Hunter Harrison, the chief executive officer of Canadian Pacific Railway Ltd., made his comments this week in Calgary as both the U.S. and Canadian regulators scrutinize the increased shipment of crude oil and other hazardous cargo on on freight cars. A derailment in Quebec last year led to 47 deaths.
“There’s stuff we’re hauling, it’s coming right through your community and right by your door, and it’s a whole lot more dangerous than crude,” Harrison was quoted as saying in Canadian press accounts.
He cited safety concerns as the reason for why the public should not be made aware of the specific hazardous materials being transported.
Freight rail companies are “common carriers” that are legally required to carry all types of cargo brought to the rail network by its shipper clients, Harrison said in contending tighter regulations are not needed.
He said the Quebec derailment was caused by a “human behavior issue” and asked: “What kind of regulations are you going to put in to stop that?”
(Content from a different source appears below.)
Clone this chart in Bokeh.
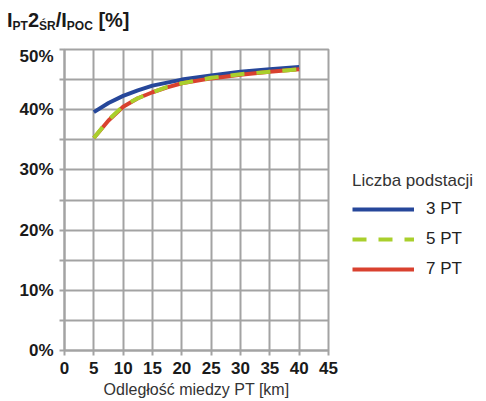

Ed Greenberg, a Canadian spokesman, told The Daily Star that the freight tracks running through Oneonta and nearby communities, as well as all Canadian Pacific lines, are inspected both visually and by computerized devices programmed to detect any irregularities.
“First and foremost, at Canadian Pacific, we have a rigorous safety inspection system in place to ensure that safety is embedded in everything we do,” Greenberg said.
The company has been installing track-side warning devices as an additional step to enhance safety, he said.
Ellen Pope, director of Otsego 2000, said she was advised by another Canadian Pacific official that no crude oil is being carried by rail through Otsego County communities, and that the crude oil being transported into New York goes from Quebec to the Port of Albany. Pope said she is advocating for greater disclosure of the materials being hauled by trains so first responders can be prepared and to contain spills that could contaminate water supplies and the Susquehanna River.